The European Research Council’s (ERC) mission is to encourage research of the highest quality through extensive and long-term funding. Grants are applied for in international competition with research excellence as the only selection criterion. Advanced Grants (AdG) which run for a maximum of 5 years and are worth up to EUR 2.5 million, enable researchers to explore their most innovative and ambitious ideas.

These are the three Lund researchers who have received Advanced Grants in this round:

Professor Lennart Olsson’s research project is to investigate the opportunities and obstacles relating to a future transition to agriculture using completely new perennial crops. It includes an analysis of the political economy that controls agriculture at different levels and an analysis of the economic and climate gains from perennial crops. Among other things, researchers are to test-cultivate kernza, a wheatgrass from the Mediterranean, up to the Arctic Circle to see how it copes in different climate zones. The project will also formulate a strategy to facilitate the introduction of perennial cereals.

Lennart Olsson thinks it was the project’s visionary element that convinced the ERC panel.

“It concerns fundamentally changing our entire food system, and thus contributing to a new agricultural revolution. For 10,000 years, our food has come from annual crops, even though they cause, or contribute to, many of the problems agriculture is grappling with such as erosion, nutrient leaching, the spread of toxins, emissions of greenhouse gases, high costs and vulnerability to climate change. Using perennial crops, we can meet nearly all these challenges. It is also a way to change the direction of agriculture back towards a functioning ecosystem,” says Lennart Olsson, professor of geography at the Lund University Centre for Sustainability Studies.

Project name: PERENNIAL/Is there a PERENNIAL future of agriculture?

Chemistry professor Sara Linse’s research project, CHAPLIN, is to investigate the thermodynamic basis for how a group of chaperone proteins work. This applies to chaperone proteins that increase other proteins’ solubility and thereby protect against neurogenerative diseases such as ALS, Huntington’s, Alzheimer’s, Parkinson’s and type 2 diabetes. One characteristic that the researchers hope to understand is how the chaperone proteins combine a very strong specificity in the matter of what they achieve with essentially no selection concerning the sequence of the proteins they help. Sara Linse’s team must therefore address the issue in ways others than the traditional search for specific elements that are directly involved in the interaction between two proteins. The research team will thus use a number of methods based on calorimetry, spectroscopy (optical and nuclear magnetic resonance) and microscopy (optical and electron), as well as the scattering of light, neutrons and X-rays. It is hoped that these efforts will find out if the answer lies in special characteristics of the chaperone proteins and, if so, what these are.

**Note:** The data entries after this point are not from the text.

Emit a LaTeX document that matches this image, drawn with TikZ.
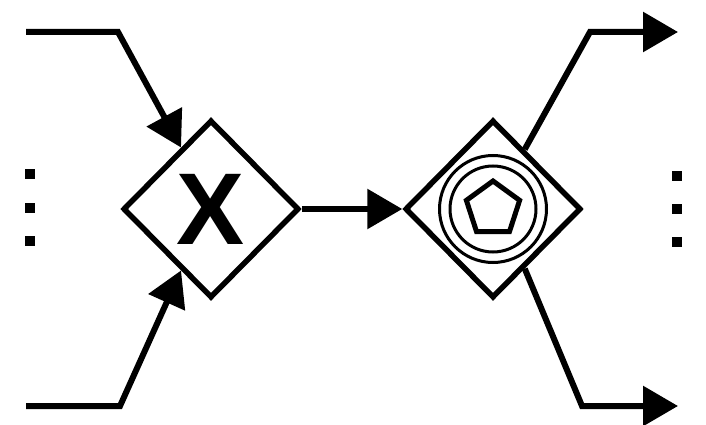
\documentclass[tikz,border=0pt]{standalone}
\usepackage{fontspec}
\setmainfont{Liberation Sans}
\usetikzlibrary{arrows.meta,shapes.geometric}
\tikzset{
  gateway/.style={draw, diamond, line width=5.5pt, minimum width=176pt, minimum height=178pt, inner sep=0pt, fill=white},
  flow/.style={line width=6pt, -{Triangle[length=35pt,width=39pt]}},
  ring/.style={draw, circle, line width=3pt, inner sep=0pt},
}
\begin{document}
\begin{tikzpicture}[x=1pt,y=-1pt]
\useasboundingbox (0,0) rectangle (706,425);
\node[gateway] (xor) at (211,209) {};
\node[font=\fontsize{102}{102}\selectfont\bfseries, inner sep=0pt] (xmark) at (xor) {X};
\node[gateway] (event) at (493,209) {};
\node[ring, minimum size=107pt] (outer) at (event) {};
\node[ring, minimum size=86pt] (inner) at (event) {};
\node[draw, regular polygon, regular polygon sides=5, minimum size=56pt, line width=5pt, inner sep=0pt] (pent) at (event) {};
% incoming flows
\coordinate (in1) at (26,32);
\coordinate (bend1) at (118,32);
\coordinate (in2) at (26,406);
\coordinate (bend2) at (120,406);
\draw[flow] (in1) -- (bend1) -- (xor.116);
\draw[flow] (in2) -- (bend2) -- (xor.244);
\draw[flow] (xor.east) -- (event.west);
% outgoing flows
\coordinate (bend3) at (590,32);
\coordinate (out1) at (678,32);
\coordinate (bend4) at (582,406);
\coordinate (out2) at (678,406);
\draw[flow] (event.62) -- (bend3) -- (out1);
\draw[flow] (event.298) -- (bend4) -- (out2);
% dots
\foreach \y in {174,208,241} \fill (25,\y-5) rectangle (35,\y+5);
\foreach \y in {176,209,242} \fill (672,\y-5) rectangle (682,\y+5);
\end{tikzpicture}
\end{document}
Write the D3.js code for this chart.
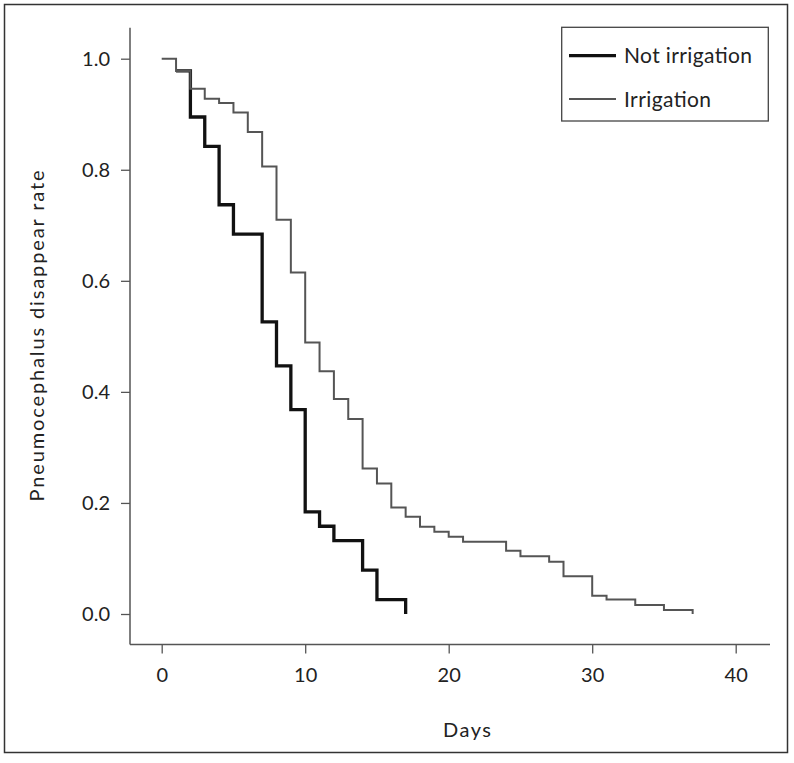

“It is immensely pleasing and flattering. The ERC grant enables us to take an in-depth approach using this exciting research, develop new methodologies and collect data in a systematic way. I hope that after five years we will be close to an answer to the fundamental question,” says Sara Linse, professor of biochemistry and structural biology.

Project name: CHAPLIN/Chaperone action – a thermodynamic view

Oskar Hansson is a consultant and professor of neurology, focusing on neurodegenerative diseases. He has previously found blood biomarkers that are linked to Alzheimer’s disease and shown that by using blood samples, memory tests and a special algorithm, it is possible to determine if an individual will develop the disease or not. His research is now in an implementation phase, where tests are being carried out in primary and specialist care concerning how the new blood biomarkers can improve diagnostics and treatment for patients.

“We will now optimise the blood sample tests further so[BR1]  that we can identify people with Alzheimer’s disease before they have any symptoms,” says Oskar Hansson.

By identifying the disease before the cognitive challenges arise, he hopes that ultimately medicines will be able to slow down the disease at a very early stage. As several disease-modifying drugs are now entering healthcare, there are good possibilities for evaluating diagnostics and treatment.

“In this project, we will use our new blood tests to rapidly screen through different relevant drugs that are approved for other diseases, and establish whether or not they also have a positive effect on Alzheimer’s disease. This is a high-risk project, but the benefits could be considerable if we succeed. I am very grateful for the grant from the ERC, which provides the conditions for us clinical researchers to conduct this bolder type of research,” says Oskar Hansson.

Project name: ADVANCE-AD/ Novel biomarkers for improving [BR2] diagnostics, prognostics, and treatments of Alzheimer’s disease.